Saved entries
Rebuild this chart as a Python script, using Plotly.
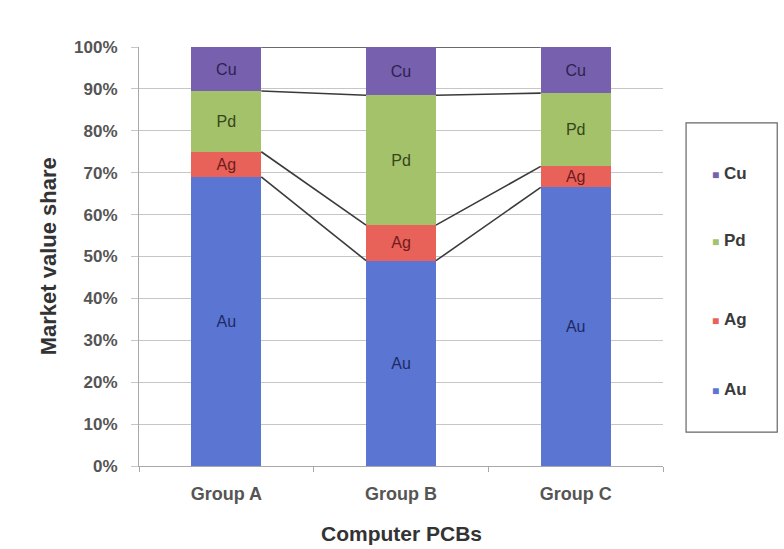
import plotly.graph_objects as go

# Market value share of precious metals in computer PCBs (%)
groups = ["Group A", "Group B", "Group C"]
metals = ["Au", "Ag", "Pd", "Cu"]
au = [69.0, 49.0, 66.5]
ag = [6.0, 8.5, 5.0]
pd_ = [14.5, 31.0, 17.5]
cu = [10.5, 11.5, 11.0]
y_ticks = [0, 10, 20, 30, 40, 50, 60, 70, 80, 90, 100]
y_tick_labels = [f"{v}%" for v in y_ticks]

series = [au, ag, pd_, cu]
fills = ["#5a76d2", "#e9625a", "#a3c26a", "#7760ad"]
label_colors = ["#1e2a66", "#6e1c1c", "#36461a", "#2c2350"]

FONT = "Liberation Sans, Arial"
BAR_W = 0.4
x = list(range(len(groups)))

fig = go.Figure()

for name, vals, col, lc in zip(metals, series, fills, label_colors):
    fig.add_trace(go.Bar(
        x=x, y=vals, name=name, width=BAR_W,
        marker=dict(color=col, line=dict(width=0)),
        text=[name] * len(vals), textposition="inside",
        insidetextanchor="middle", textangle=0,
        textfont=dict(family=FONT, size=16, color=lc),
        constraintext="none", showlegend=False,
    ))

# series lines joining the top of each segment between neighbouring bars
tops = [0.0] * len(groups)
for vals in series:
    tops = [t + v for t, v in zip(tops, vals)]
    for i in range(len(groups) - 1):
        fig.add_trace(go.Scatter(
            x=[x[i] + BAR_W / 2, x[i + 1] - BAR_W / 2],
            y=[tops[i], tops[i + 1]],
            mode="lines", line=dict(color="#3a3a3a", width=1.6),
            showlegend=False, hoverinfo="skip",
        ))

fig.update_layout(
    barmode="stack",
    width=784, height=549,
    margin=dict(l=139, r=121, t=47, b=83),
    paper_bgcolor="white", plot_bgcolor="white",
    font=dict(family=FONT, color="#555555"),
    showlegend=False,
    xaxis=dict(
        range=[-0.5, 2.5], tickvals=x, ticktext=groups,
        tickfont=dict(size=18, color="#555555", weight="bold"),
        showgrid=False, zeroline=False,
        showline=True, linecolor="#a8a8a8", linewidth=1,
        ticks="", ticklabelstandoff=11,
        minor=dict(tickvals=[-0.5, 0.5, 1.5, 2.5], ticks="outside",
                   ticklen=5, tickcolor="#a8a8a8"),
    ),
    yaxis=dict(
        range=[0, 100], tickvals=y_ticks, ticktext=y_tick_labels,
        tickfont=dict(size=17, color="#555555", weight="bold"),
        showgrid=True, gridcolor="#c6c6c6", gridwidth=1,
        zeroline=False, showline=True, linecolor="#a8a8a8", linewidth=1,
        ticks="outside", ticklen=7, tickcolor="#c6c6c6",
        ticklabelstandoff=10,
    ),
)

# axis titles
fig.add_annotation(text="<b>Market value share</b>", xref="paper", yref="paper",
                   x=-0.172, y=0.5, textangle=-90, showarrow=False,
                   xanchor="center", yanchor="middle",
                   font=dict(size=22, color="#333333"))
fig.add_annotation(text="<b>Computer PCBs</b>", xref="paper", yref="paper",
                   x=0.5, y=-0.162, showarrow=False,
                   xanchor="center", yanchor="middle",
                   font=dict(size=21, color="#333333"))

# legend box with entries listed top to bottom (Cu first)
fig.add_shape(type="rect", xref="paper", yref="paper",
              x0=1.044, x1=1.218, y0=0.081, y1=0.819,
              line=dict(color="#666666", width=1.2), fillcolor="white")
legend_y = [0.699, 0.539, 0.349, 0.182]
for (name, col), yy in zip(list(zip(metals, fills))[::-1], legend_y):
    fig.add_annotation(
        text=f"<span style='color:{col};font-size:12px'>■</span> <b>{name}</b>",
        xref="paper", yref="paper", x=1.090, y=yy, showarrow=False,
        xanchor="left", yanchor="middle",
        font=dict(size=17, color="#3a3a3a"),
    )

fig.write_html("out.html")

...

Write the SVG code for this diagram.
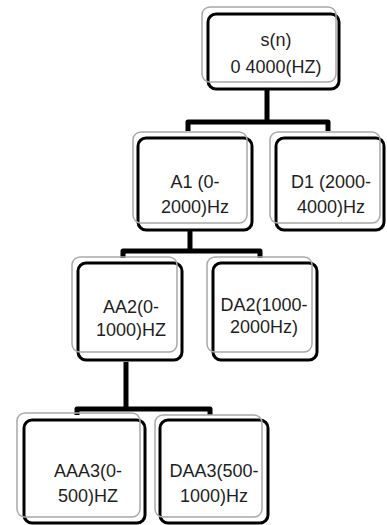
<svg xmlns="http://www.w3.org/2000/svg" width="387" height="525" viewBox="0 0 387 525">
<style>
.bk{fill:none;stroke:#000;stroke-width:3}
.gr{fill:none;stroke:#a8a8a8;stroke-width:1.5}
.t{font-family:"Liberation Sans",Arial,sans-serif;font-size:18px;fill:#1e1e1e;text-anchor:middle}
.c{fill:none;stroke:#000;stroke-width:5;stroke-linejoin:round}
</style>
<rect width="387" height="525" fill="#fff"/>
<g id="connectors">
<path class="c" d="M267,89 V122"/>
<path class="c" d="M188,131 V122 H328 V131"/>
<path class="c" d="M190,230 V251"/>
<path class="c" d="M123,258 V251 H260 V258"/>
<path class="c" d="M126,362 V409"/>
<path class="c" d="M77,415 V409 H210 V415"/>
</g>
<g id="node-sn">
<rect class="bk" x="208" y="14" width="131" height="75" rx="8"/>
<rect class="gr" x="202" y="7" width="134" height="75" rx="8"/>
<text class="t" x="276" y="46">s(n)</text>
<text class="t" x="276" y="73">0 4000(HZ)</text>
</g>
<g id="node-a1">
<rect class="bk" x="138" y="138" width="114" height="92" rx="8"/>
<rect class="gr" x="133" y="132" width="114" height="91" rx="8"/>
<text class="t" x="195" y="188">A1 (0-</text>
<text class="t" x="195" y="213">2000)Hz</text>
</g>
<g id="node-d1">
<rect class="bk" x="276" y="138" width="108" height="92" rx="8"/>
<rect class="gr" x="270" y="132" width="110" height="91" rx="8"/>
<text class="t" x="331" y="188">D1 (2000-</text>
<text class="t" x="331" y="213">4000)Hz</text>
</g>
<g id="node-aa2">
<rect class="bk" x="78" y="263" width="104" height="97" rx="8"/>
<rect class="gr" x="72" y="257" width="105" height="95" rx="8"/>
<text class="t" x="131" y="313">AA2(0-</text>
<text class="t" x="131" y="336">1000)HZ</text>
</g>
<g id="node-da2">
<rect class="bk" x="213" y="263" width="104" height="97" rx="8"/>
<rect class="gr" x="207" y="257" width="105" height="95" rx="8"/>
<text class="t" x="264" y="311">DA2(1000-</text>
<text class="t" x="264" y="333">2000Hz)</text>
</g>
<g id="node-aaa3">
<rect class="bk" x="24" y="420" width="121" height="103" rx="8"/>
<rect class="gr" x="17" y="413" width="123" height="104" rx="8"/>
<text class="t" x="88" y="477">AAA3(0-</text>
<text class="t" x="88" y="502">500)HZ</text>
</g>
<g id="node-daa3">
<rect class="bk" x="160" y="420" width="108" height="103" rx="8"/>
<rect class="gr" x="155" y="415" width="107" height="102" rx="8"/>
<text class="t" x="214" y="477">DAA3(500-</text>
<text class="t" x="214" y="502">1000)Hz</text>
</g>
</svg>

...

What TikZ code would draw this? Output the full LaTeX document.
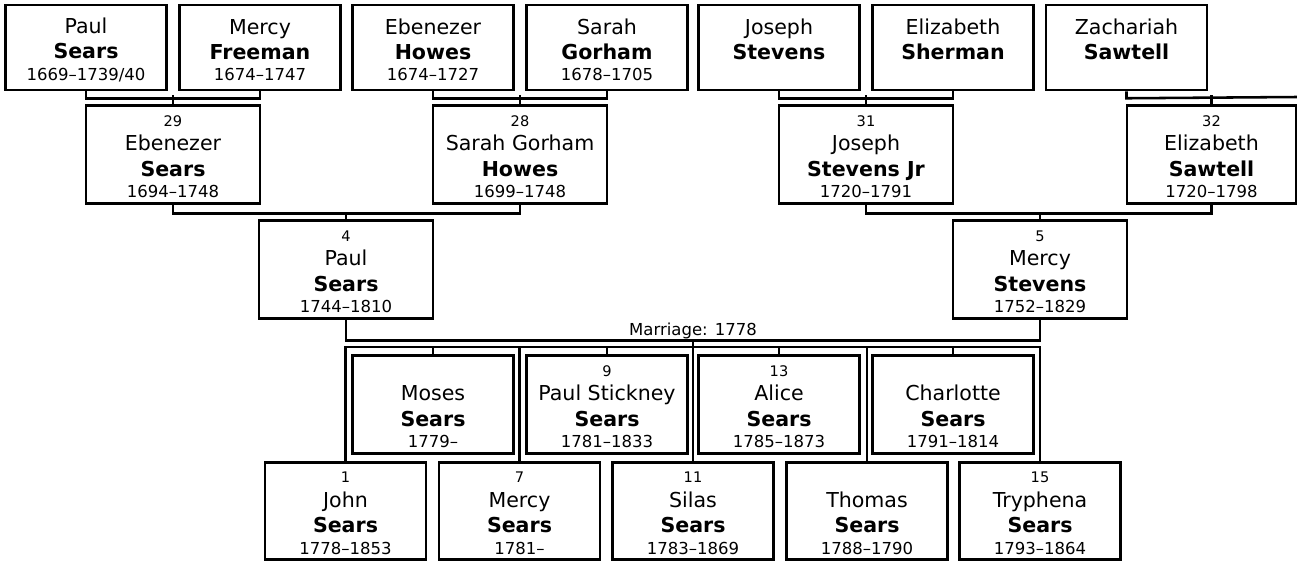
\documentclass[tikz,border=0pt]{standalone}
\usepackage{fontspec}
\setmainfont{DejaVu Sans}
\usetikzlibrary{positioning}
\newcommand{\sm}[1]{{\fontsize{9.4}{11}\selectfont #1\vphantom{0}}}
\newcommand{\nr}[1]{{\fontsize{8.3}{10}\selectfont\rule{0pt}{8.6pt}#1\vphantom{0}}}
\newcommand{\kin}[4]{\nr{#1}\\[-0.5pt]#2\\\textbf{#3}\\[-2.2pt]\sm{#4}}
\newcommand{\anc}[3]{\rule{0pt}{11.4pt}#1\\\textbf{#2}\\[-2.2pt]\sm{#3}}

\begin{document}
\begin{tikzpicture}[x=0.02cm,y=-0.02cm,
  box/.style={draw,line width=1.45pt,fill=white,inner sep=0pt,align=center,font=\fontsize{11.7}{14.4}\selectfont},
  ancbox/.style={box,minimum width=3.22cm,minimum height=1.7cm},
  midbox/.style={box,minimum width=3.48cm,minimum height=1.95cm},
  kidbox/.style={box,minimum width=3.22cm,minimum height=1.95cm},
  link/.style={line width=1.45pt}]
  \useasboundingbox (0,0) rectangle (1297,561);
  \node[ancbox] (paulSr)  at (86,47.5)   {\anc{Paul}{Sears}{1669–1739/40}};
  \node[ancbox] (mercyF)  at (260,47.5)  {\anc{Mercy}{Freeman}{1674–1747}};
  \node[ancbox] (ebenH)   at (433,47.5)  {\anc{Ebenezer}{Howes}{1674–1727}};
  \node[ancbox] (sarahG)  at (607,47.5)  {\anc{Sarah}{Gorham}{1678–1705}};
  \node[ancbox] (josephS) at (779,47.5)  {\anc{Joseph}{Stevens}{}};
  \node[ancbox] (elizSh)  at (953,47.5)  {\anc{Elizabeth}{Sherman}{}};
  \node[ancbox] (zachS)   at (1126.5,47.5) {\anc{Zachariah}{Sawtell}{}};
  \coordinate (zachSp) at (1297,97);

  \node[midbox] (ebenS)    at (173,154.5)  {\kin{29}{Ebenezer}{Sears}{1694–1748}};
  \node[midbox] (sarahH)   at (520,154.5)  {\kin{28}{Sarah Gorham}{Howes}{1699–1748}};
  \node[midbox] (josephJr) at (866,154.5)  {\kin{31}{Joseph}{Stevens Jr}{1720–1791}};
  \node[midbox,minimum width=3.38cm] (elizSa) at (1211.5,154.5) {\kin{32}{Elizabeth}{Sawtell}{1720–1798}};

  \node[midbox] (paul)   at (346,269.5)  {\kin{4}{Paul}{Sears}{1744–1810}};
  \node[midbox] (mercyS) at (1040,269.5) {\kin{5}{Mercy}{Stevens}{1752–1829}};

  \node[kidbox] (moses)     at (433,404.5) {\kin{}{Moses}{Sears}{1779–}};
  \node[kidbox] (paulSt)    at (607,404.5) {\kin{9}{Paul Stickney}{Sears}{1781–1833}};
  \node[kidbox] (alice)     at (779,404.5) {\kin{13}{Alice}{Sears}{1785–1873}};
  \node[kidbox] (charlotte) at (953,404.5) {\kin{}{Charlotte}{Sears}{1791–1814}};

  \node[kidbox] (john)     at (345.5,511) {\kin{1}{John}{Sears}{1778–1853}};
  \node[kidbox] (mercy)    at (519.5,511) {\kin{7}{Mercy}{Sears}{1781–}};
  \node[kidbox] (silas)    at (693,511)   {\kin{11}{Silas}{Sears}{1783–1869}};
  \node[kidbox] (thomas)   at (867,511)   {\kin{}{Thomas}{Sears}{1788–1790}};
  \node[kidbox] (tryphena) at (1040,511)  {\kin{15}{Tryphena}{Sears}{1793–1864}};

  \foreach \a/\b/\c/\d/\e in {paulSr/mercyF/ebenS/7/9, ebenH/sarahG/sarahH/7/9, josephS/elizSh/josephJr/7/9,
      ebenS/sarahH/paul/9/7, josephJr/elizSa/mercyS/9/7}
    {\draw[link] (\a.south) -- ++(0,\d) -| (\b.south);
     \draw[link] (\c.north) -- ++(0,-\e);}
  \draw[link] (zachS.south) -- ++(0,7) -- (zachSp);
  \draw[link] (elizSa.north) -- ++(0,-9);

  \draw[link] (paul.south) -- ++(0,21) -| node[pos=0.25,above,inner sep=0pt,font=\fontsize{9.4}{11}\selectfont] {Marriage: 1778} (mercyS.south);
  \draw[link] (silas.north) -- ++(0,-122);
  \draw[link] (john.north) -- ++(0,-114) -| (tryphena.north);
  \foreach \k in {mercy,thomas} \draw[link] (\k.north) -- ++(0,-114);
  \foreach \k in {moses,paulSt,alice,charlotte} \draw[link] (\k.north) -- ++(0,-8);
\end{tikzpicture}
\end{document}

= SET EXERCISE =
Make an exact copy of the lines from the one holding "Rebuild this chart" through the one holding "fig = go.Figure()", end lines included, without the pictures.

= TASK SOLUTION =
Rebuild this chart as a Python script, using Plotly.
import plotly.graph_objects as go

# Market value share of precious metals in computer PCBs (%)
groups = ["Group A", "Group B", "Group C"]
metals = ["Au", "Ag", "Pd", "Cu"]
au = [69.0, 49.0, 66.5]
ag = [6.0, 8.5, 5.0]
pd_ = [14.5, 31.0, 17.5]
cu = [10.5, 11.5, 11.0]
y_ticks = [0, 10, 20, 30, 40, 50, 60, 70, 80, 90, 100]
y_tick_labels = [f"{v}%" for v in y_ticks]

series = [au, ag, pd_, cu]
fills = ["#5a76d2", "#e9625a", "#a3c26a", "#7760ad"]
label_colors = ["#1e2a66", "#6e1c1c", "#36461a", "#2c2350"]

FONT = "Liberation Sans, Arial"
BAR_W = 0.4
x = list(range(len(groups)))

fig = go.Figure()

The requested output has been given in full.